Set down, exactly as written, the lines from the top of the data to the line that holds "const fitVoltA = [4.45, 2.35];", and omit the pictures.
=== Data shown ===
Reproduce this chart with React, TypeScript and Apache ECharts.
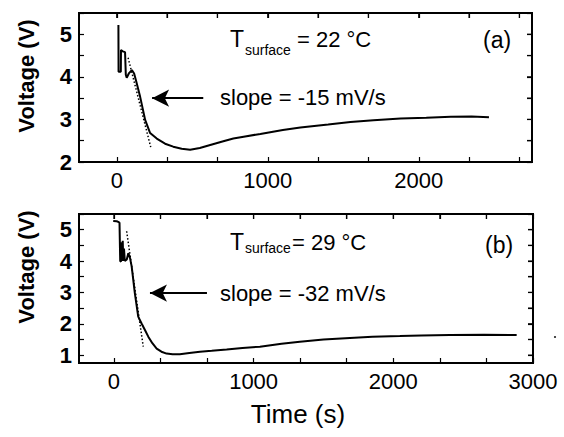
import React, { useEffect, useRef } from "react";
import * as echarts from "echarts";

// Panel (a): T_surface = 22 °C
const timeA = [11, 12, 27, 28, 40, 55, 60, 66, 80, 100, 115, 130, 155, 188, 221, 265, 320, 374, 430, 486, 550, 619, 700, 772, 850, 951, 1100, 1216, 1400, 1548, 1700, 1880, 2050, 2212, 2350, 2465];
const voltA = [5.22, 4.12, 4.12, 4.63, 4.6, 4.58, 4.05, 3.98, 4.08, 4.16, 4.08, 3.88, 3.53, 2.99, 2.68, 2.55, 2.43, 2.36, 2.31, 2.29, 2.33, 2.4, 2.48, 2.55, 2.6, 2.66, 2.75, 2.81, 2.88, 2.94, 2.98, 3.02, 3.04, 3.06, 3.07, 3.05];
const fitTimeA = [75, 225];
const fitVoltA = [4.45, 2.35];

// Panel (b): T_surface = 29 °C
const timeB = [-5, 20, 31, 40, 45, 50, 55, 58, 63, 67, 72, 78, 92, 103, 115, 127, 150, 174, 198, 222, 246, 275, 306, 340, 377, 420, 472, 540, 616, 700, 807, 920, 1045, 1200, 1331, 1500, 1689, 1850, 2047, 2200, 2405, 2650, 2883];
const voltB = [5.28, 5.27, 5.25, 5.22, 4.0, 3.98, 4.6, 4.0, 4.65, 4.0, 4.4, 4.0, 4.05, 4.25, 4.1, 3.83, 2.97, 2.23, 2.01, 1.8, 1.59, 1.38, 1.21, 1.11, 1.05, 1.03, 1.03, 1.07, 1.11, 1.14, 1.18, 1.23, 1.27, 1.36, 1.43, 1.5, 1.55, 1.59, 1.61, 1.63, 1.64, 1.65, 1.64];
const fitTimeB = [91, 210];
const fitVoltB = [4.95, 1.27];

// Axes
const xRangeA = [-250, 2750];
const xRangeB = [-250, 3000];
const yRangeA = [2, 5.5];
const yRangeB = [0.75, 5.5];
const xLabelsA = [0, 1000, 2000];
const xLabelsB = [0, 1000, 2000, 3000];
const yLabelsA = [2, 3, 4, 5];
const yLabelsB = [1, 2, 3, 4, 5];
const xTickStep = 1000 / 3;
const yTickStep = 0.5;

// Annotations
const arrowA = { from: [573, 3.5], to: [234, 3.5] };
const arrowB = { from: [666, 2.98], to: [258, 2.98] };

const FONT = "'Liberation Sans', Arial, sans-serif";

function ticksBetween(min: number, max: number, step: number) {
  const out: number[] = [];
  const start = Math.ceil((min - 1e-6) / step);
  for (let k = start; k * step <= max + 1e-6; k++) out.push(Math.round(k * step * 1000) / 1000);
  return out;
}

function axisPair(kind: "x" | "y", gridIndex: number, range: number[], labels: number[], step: number) {
  const ticks = ticksBetween(range[0], range[1], step);
  const base = {
    gridIndex,
    type: "value" as const,
    min: range[0],
    max: range[1],
    splitLine: { show: false },
    axisLine: { show: true, onZero: false, lineStyle: { color: "#000", width: 2 } },
    axisTick: { show: true, inside: true, length: 5, customValues: ticks, lineStyle: { color: "#000", width: 1.2 } },
  };
  const main = {
    ...base,
    position: kind === "x" ? "bottom" : "left",
    axisLabel: {
      show: true,
      customValues: labels,
      formatter: (v: number) => String(Math.round(v * 100) / 100),
      margin: 7,
      color: "#000",
      fontSize: 22,
      fontWeight: kind === "y" ? "bold" : "normal",
      fontFamily: FONT,
    },
  };
  const mirror = { ...base, position: kind === "x" ? "top" : "right", axisLabel: { show: false } };
  return [main, mirror];
}

function arrowMark(a: { from: number[]; to: number[] }) {
  return {
    silent: true,
    symbol: ["arrow", "none"],
    symbolSize: [13, 17],
    label: { show: false },
    lineStyle: { color: "#000", width: 2, type: "solid" },
    data: [[{ coord: a.to }, { coord: a.from }]],
  };
}

function txt(id: string, text: string, x: number, y: number, size: number, extra: any = {}) {
  return {
    id,
    type: "text",
    x,
    y,
    silent: true,
    style: {
      text,
      fill: "#000",
      fontSize: size,
      fontFamily: FONT,
      textAlign: "left",
      textVerticalAlign: "middle",
      ...extra,
    },
  };
}

export default function App() {
  const ref = useRef<HTMLDivElement>(null);

  useEffect(() => {
    if (!ref.current) return;
    const chart = echarts.init(ref.current, null, { renderer: "svg" });
    const pair = (t: number[], v: number[]) => t.map((x, i) => [x, v[i]]);
    const gridBase = { show: true, borderColor: "#000", borderWidth: 2 };

    const texts: any[] = [
      {
        id: "yt1", type: "text", x: 26, y: 76, rotation: Math.PI / 2, silent: true,
        style: { text: "Voltage (V)", fill: "#000", fontSize: 22, fontWeight: "bold", fontFamily: FONT, textAlign: "center", textVerticalAlign: "middle" },
      },
      {
        id: "yt2", type: "text", x: 26, y: 267, rotation: Math.PI / 2, silent: true,
        style: { text: "Voltage (V)", fill: "#000", fontSize: 22, fontWeight: "bold", fontFamily: FONT, textAlign: "center", textVerticalAlign: "middle" },
      },
      txt("xt", "Time (s)", 298, 414, 26, { textAlign: "center" }),
      txt("ta1", "T", 230, 39, 23),
      txt("ta2", "surface", 245, 50, 14),
      txt("ta3", "= 22 °C", 297, 39, 22),
      txt("pa", "(a)", 483, 40, 23),
      txt("sa", "slope = -15 mV/s", 220, 97, 22),
      txt("tb1", "T", 230, 242, 23),
      txt("tb2", "surface", 245, 248, 14),
      txt("tb3", "= 29 °C", 292, 242, 22),
      txt("pb", "(b)", 485, 245, 23),
      txt("sb", "slope = -32 mV/s", 220, 293, 22),
      { id: "speck", type: "circle", silent: true, shape: { cx: 555, cy: 337, r: 1.1 }, style: { fill: "#333" } },
    ];

    chart.setOption({
      animation: false,
      grid: [
        { ...gridBase, left: 79, top: 13, right: 32, height: 149 },
        { ...gridBase, left: 79, top: 214, right: 31, height: 149 },
      ],
      xAxis: [...axisPair("x", 0, xRangeA, xLabelsA, xTickStep), ...axisPair("x", 1, xRangeB, xLabelsB, xTickStep)],
      yAxis: [...axisPair("y", 0, yRangeA, yLabelsA, yTickStep), ...axisPair("y", 1, yRangeB, yLabelsB, yTickStep)],
      series: [
        { type: "line", xAxisIndex: 0, yAxisIndex: 0, data: pair(timeA, voltA), showSymbol: false, lineStyle: { color: "#000", width: 2 }, markLine: arrowMark(arrowA) },
        { type: "line", xAxisIndex: 0, yAxisIndex: 0, data: pair(fitTimeA, fitVoltA), showSymbol: false, lineStyle: { color: "#000", width: 1.5, type: [1.5, 2] } },
        { type: "line", xAxisIndex: 2, yAxisIndex: 2, data: pair(timeB, voltB), showSymbol: false, lineStyle: { color: "#000", width: 2 }, markLine: arrowMark(arrowB) },
        { type: "line", xAxisIndex: 2, yAxisIndex: 2, data: pair(fitTimeB, fitVoltB), showSymbol: false, lineStyle: { color: "#000", width: 1.5, type: [1.5, 2] } },
        { type: "line", xAxisIndex: 1, yAxisIndex: 1, data: [], showSymbol: false, silent: true },
        { type: "line", xAxisIndex: 3, yAxisIndex: 3, data: [], showSymbol: false, silent: true },
      ],
      graphic: texts,
    });

    // Frame and mirrored ticks, positioned through the axes' own scales
    const frame: any[] = [];
    const panels = [
      { xi: 0, yi: 0, xr: xRangeA, yr: yRangeA },
      { xi: 2, yi: 2, xr: xRangeB, yr: yRangeB },
    ];
    panels.forEach((p, n) => {
      const tl = chart.convertToPixel({ xAxisIndex: p.xi, yAxisIndex: p.yi }, [p.xr[0], p.yr[1]]) as number[];
      const br = chart.convertToPixel({ xAxisIndex: p.xi, yAxisIndex: p.yi }, [p.xr[1], p.yr[0]]) as number[];
      if (!tl || !br) return;
      const L = tl[0], T = tl[1], R = br[0], B = br[1];
      const lineStyle = { stroke: "#000", lineWidth: 2 };
      frame.push({ id: `fT${n}`, type: "line", silent: true, shape: { x1: L, y1: T, x2: R, y2: T }, style: lineStyle, z: 100 });
      frame.push({ id: `fR${n}`, type: "line", silent: true, shape: { x1: R, y1: T, x2: R, y2: B }, style: lineStyle, z: 100 });
      frame.push({ id: `fB${n}`, type: "line", silent: true, shape: { x1: L, y1: B, x2: R, y2: B }, style: lineStyle, z: 100 });
      frame.push({ id: `fL${n}`, type: "line", silent: true, shape: { x1: L, y1: T, x2: L, y2: B }, style: lineStyle, z: 100 });
      ticksBetween(p.xr[0], p.xr[1], xTickStep).forEach((t, k) => {
        const x = chart.convertToPixel({ xAxisIndex: p.xi }, t) as number;
        frame.push({ id: `tx${n}_${k}`, type: "line", silent: true, shape: { x1: x, y1: T, x2: x, y2: T + 5 }, style: { stroke: "#000", lineWidth: 1.2 }, z: 100 });
      });
      ticksBetween(p.yr[0], p.yr[1], yTickStep).forEach((v, k) => {
        const y = chart.convertToPixel({ yAxisIndex: p.yi }, v) as number;
        frame.push({ id: `ty${n}_${k}`, type: "line", silent: true, shape: { x1: R, y1: y, x2: R - 5, y2: y }, style: { stroke: "#000", lineWidth: 1.2 }, z: 100 });
      });
    });
    chart.setOption({ graphic: texts.concat(frame) });

    return () => chart.dispose();
  }, []);

  return (
    <div
      ref={ref}
      style={{ position: "absolute", left: 0, top: 0, width: 564, height: 437, background: "#fff" }}
    />
  );
}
===
Output for this exercise
Reproduce this chart with React, TypeScript and Apache ECharts.
import React, { useEffect, useRef } from "react";
import * as echarts from "echarts";

// Panel (a): T_surface = 22 °C
const timeA = [11, 12, 27, 28, 40, 55, 60, 66, 80, 100, 115, 130, 155, 188, 221, 265, 320, 374, 430, 486, 550, 619, 700, 772, 850, 951, 1100, 1216, 1400, 1548, 1700, 1880, 2050, 2212, 2350, 2465];
const voltA = [5.22, 4.12, 4.12, 4.63, 4.6, 4.58, 4.05, 3.98, 4.08, 4.16, 4.08, 3.88, 3.53, 2.99, 2.68, 2.55, 2.43, 2.36, 2.31, 2.29, 2.33, 2.4, 2.48, 2.55, 2.6, 2.66, 2.75, 2.81, 2.88, 2.94, 2.98, 3.02, 3.04, 3.06, 3.07, 3.05];
const fitTimeA = [75, 225];
const fitVoltA = [4.45, 2.35];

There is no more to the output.